- Directed by: Tiago Benetti
- Written by: Tiago Benetti Felipe Mariano
- Starring: Myrian Rios Alexandre Machafer Bárbara Marinho Bella Maria Benetti Tarcizio Rafael
- Production companies: Stone Entertainment Kolbe Arte
- Distributed by: Kolbe Arte
- Release date: 21 May 2026;
- Running time: 106 minutes
- Country: Brazil
- Language: Portuguese

= O Poder do Rosário =

O Poder do Rosário is a 2026 Brazilian family drama film written and directed by Tiago Benetti. The film centers on a photographer who has drifted away from his Catholic faith and finds himself confronted with an accident involving a devout girl and her mother. The film's plot was inspired by accounts of miracles attributed to the prayer of the Rosary.

== Plot ==
Helena is a young girl who cultivates a close relationship with God and Virgin Mary, and carries a deep longing to meet her absent father. When she and her mother, Sandra, are involved in a serious accident, André, a photographer who leads a non-religious life, becomes her guardian angel and establishes a connection with Isabel, a devoted nurse. The plot deepens when Helena requires a transplant, prompting André to launch a major social media campaign.
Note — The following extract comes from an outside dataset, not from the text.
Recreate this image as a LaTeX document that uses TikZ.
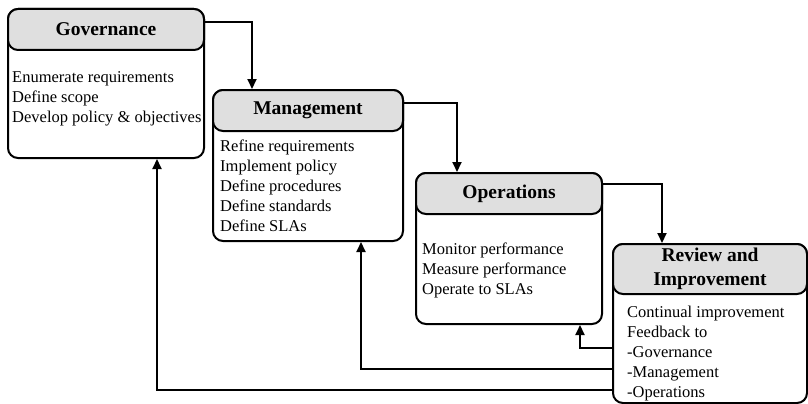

A miracle unfolds when thousands of people join in praying the Rosary for her healing.

==Reception==
Bruno Simioni Cunha, from the website Não Parece Mas É Sério, stated that "O Poder do Rosário bets on a simple, emotional, and deeply spiritual structure" and that, "even though it is predictable at times, the film finds strength in the sincerity with which it conveys its message." He observes that the film uses parallel stories to unite characters around "the religious symbolism of the Rosary," transforming it into "a spiritual bond" and "a representation of comfort, hope, and reconciliation." The critic mentions the work's didacticism, with real-life testimonies that "may divide opinions," but praises the humanized performances and the visual direction focused on "the emotional proximity of the characters." Finally, he concludes that the film, while not reinventing the genre, builds "a humane, sensitive, and emotionally sincere story."